API Gateway: provide a unified entry point for routing, load balancing, and security.

CI/CD: automate build and deployment.

Monitoring & Logging: centralized observability.

Team Autonomy: give each service team ownership.

Service Discovery & Versioning: enable dynamic lookup and backward compatibility.

Security: enforce authentication and authorization per service.

Documentation & API Management: keep API contracts clear.

Avoid Over‑splitting: balance granularity with operational overhead.

Typical Splitting Strategies

By Business Domain: separate services for user management, order processing, inventory, etc.

By Reuse Degree: extract common functions (authentication, logging, configuration) as shared services.

By Hot/Cold Usage: isolate high‑frequency (hot) services from low‑frequency (cold) ones for resource optimization.

By Throughput Requirements: allocate dedicated services for high‑throughput workloads.

By Team Structure: align services with team boundaries to reduce coordination cost.

Microservices and Domain‑Driven Design (DDD)

DDD helps define clear business boundaries (bounded contexts) that map directly to microservices. It promotes high cohesion, low coupling, and a ubiquitous language, making it an ideal guide for service decomposition and evolution.

Microservices vs. Other Architectural Styles

Monolith vs. Microservices

Monolith: all functionality packaged together; difficult to maintain and scale; uses a single tech stack.

Microservices: application split into independent services; each can be developed, deployed, and scaled separately; supports heterogeneous tech stacks.

Distributed Architecture vs. Microservices

Distributed Architecture: components run on different machines; focuses on communication and cooperation.

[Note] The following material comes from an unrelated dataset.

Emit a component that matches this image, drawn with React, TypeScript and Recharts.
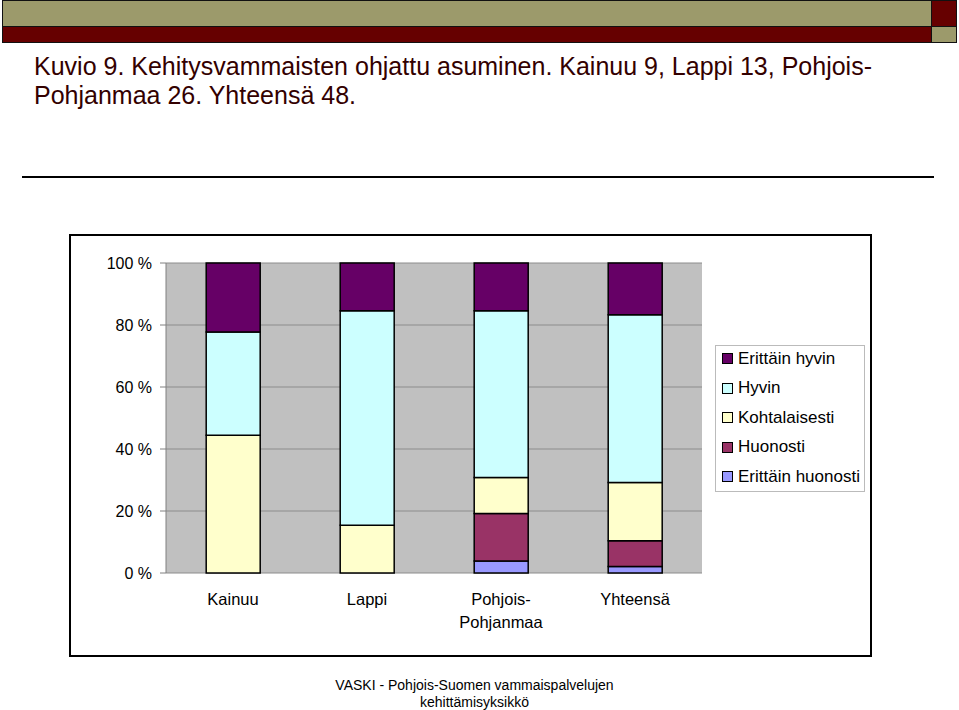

Microservices: a specialized form of distributed architecture emphasizing fine‑grained, independently deployable services.

Serverless vs. Microservices

Serverless: functions run on a cloud platform without server management; billed per execution.

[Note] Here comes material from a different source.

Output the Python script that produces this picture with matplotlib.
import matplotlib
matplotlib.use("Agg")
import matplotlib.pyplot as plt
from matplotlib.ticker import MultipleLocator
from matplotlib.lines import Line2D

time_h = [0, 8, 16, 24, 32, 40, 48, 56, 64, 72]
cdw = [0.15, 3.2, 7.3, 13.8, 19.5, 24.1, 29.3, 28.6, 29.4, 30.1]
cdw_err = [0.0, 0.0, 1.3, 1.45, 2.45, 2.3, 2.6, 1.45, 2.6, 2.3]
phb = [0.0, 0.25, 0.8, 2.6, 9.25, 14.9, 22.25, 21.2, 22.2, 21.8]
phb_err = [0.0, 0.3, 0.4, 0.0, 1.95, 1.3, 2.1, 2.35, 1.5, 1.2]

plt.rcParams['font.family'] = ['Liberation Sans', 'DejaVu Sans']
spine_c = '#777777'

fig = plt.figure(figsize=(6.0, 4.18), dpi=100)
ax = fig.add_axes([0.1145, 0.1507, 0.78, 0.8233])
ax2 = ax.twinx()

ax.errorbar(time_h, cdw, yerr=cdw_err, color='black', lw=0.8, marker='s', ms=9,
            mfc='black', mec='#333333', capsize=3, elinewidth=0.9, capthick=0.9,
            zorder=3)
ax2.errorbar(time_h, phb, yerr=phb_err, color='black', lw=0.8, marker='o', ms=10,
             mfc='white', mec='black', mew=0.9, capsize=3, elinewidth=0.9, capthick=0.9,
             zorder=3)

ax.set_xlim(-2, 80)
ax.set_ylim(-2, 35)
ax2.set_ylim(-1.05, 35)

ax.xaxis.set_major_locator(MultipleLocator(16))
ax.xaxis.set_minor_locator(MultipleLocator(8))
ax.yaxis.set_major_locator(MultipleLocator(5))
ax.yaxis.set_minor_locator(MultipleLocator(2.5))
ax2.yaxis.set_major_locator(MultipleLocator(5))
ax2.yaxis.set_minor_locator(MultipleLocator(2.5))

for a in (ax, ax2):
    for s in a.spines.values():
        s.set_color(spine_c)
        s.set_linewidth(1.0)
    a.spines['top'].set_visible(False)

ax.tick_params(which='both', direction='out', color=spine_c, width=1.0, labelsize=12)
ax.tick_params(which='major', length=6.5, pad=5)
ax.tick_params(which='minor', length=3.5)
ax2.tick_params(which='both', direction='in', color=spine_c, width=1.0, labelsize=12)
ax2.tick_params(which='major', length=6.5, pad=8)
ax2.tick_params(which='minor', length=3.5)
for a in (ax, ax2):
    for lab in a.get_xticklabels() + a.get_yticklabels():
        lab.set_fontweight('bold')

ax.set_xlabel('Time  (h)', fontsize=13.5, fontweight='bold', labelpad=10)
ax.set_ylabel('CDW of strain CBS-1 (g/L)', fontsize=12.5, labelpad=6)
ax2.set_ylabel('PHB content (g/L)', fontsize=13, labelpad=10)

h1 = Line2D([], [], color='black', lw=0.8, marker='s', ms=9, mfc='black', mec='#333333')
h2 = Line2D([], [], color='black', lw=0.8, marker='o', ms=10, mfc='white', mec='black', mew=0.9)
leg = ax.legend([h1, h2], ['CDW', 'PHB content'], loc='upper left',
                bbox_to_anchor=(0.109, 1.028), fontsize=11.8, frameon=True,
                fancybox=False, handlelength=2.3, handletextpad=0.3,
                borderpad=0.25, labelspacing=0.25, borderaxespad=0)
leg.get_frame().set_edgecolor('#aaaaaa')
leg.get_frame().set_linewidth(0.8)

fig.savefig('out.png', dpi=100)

Microservices: long‑running services that require their own operational management.

SOA vs. Microservices

Service Granularity: SOA services are coarse‑grained; microservices are fine‑grained.

Communication: SOA often uses heavyweight protocols (e.g., SOAP, ESB); microservices prefer lightweight HTTP/REST or messaging.

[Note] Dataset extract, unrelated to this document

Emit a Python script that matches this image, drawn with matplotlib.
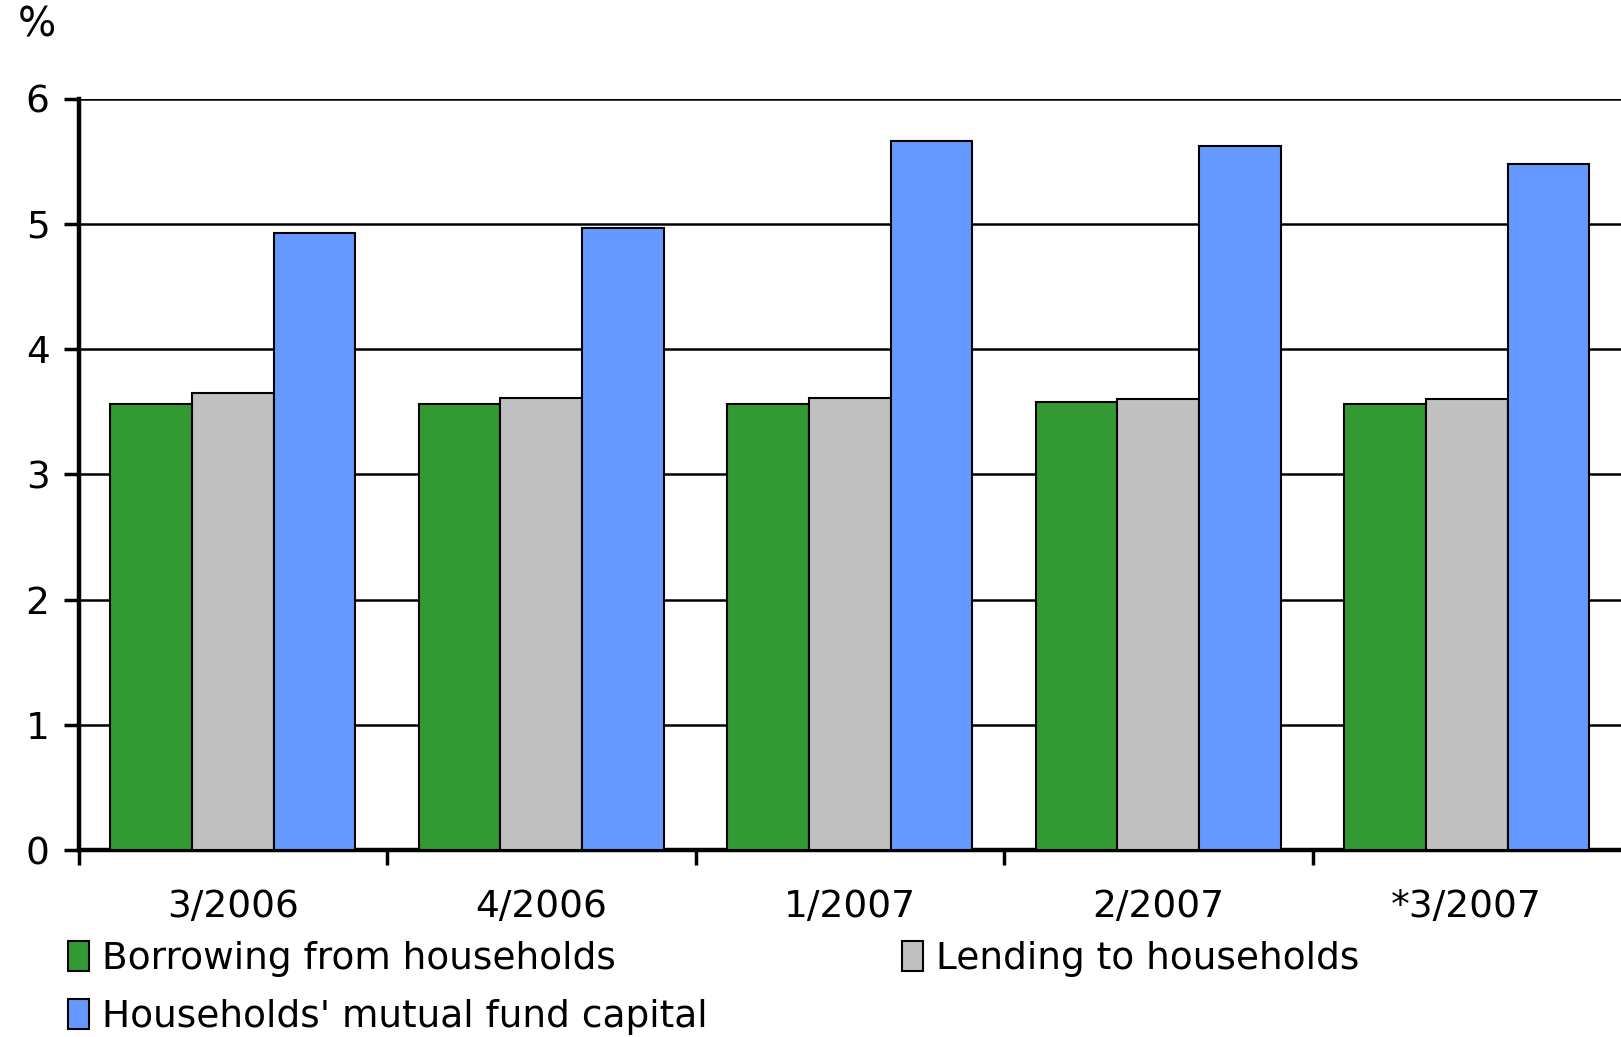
import numpy as np
import matplotlib
matplotlib.use("Agg")
import matplotlib.pyplot as plt
from matplotlib.patches import Patch

# Datos
categories = ["3/2006", "4/2006", "1/2007", "2/2007", "*3/2007"]
borrowing = [3.56, 3.56, 3.56, 3.58, 3.56]
lending = [3.65, 3.61, 3.61, 3.60, 3.60]
mutual_fund = [4.93, 4.97, 5.66, 5.62, 5.48]
series_names = ["Borrowing from households", "Lending to households",
                "Households' mutual fund capital"]
colors = ["#339933", "#C0C0C0", "#6699FF"]

plt.rcParams['font.family'] = ['DejaVu Sans']
fs = 27

fig = plt.figure(figsize=(16.21, 10.37), dpi=100)
ax = fig.add_axes([0.0485, 0.18, 0.9515, 0.725])

x = np.arange(len(categories))
w = 0.265
for i, vals in enumerate([borrowing, lending, mutual_fund]):
    ax.bar(x + (i - 1) * w, vals, w, color=colors[i], edgecolor="black",
           linewidth=1.5, zorder=3)

# Ejes
ax.set_xlim(-0.5, len(categories) - 0.5)
ax.set_ylim(0, 6)
ax.set_yticks(range(7))
ax.yaxis.grid(True, color="black", linewidth=1.8, zorder=0)
ax.set_axisbelow(True)
for s in ["top", "right"]:
    ax.spines[s].set_visible(False)
for s in ["left", "bottom"]:
    ax.spines[s].set_linewidth(3.2)

ax.set_xticks(np.arange(-0.5, len(categories) - 0.5, 1))
ax.set_xticklabels([])
ax.set_xticks(x, minor=True)
ax.set_xticklabels(categories, minor=True)
ax.tick_params(axis="x", which="major", length=11, width=2.5, direction="out")
ax.tick_params(axis="x", which="minor", length=0, pad=28, labelsize=fs)
ax.tick_params(axis="y", length=11, width=2.5, labelsize=fs, pad=10)

fig.text(0.011, 0.995, "%", fontsize=29, va="top", ha="left")

# Leyenda: orden para que quede por filas
handles = [Patch(facecolor=c, edgecolor="black", linewidth=1.5) for c in colors]
order = [0, 2, 1]
fig.legend([handles[i] for i in order], [series_names[i] for i in order],
           loc="upper left", bbox_to_anchor=(0.042, 0.093),
           ncol=2, frameon=False, fontsize=fs, handlelength=0.55, handleheight=0.85,
           handletextpad=0.35, columnspacing=5.2, labelspacing=0.6,
           borderaxespad=0, borderpad=0)

fig.savefig("out.png", dpi=100)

Architecture: SOA is typically layered; microservices are vertically aligned around business capabilities.

Service Mesh vs. Microservices

Service Mesh is an infrastructure layer that handles service‑to‑service communication, security, and observability, complementing microservices rather than replacing them.

Common Technical Solutions for Microservices

Inter‑Service Communication

RESTful API (HTTP + JSON/XML)

gRPC (Protocol Buffers)

Apache Thrift

Apache Avro

Apache Dubbo

Message Queues

Kafka

RabbitMQ

Amazon SQS

Google Pub/Sub

Apache Pulsar

Service Registry & Discovery

Eureka

Consul

Apache Zookeeper

etcd

Nacos

Configuration Management

Spring Cloud Config

Consul KV

Zookeeper

etcd

Config Server

API Gateway

Zuul

Kong

Amazon API Gateway

Nginx

Traefik

Authentication & Authorization

OAuth 2.0

OpenID Connect

Apache Shiro

Spring Security

JWT

Logging & Monitoring

ELK Stack (Elasticsearch, Logstash, Kibana)

Prometheus + Grafana

Fluentd

Graylog

CI/CD

Jenkins

GitLab CI/CD

CircleCI

Travis CI

Spinnaker

Circuit Breaker

Hystrix

Resilience4j

Sentinel

Spring Retry

Polly

Distributed Tracing

Zipkin

Jaeger

SkyWalking

OpenTelemetry

AWS X‑Ray

Containerization & Orchestration

Docker

Kubernetes

Apache Mesos

Amazon ECS

Nomad

Conclusion

Microservices remain a mainstream design for complex, scalable applications.

Adopt microservices only when business complexity, performance, or team size justifies the added cost.

DDD provides a solid conceptual foundation for service boundaries.

Service decomposition can start with business domains and be refined by reuse, hot/cold usage, throughput, and team considerations.

A good architecture features clear boundaries, well‑defined responsibilities, minimal coupling, and easy extensibility.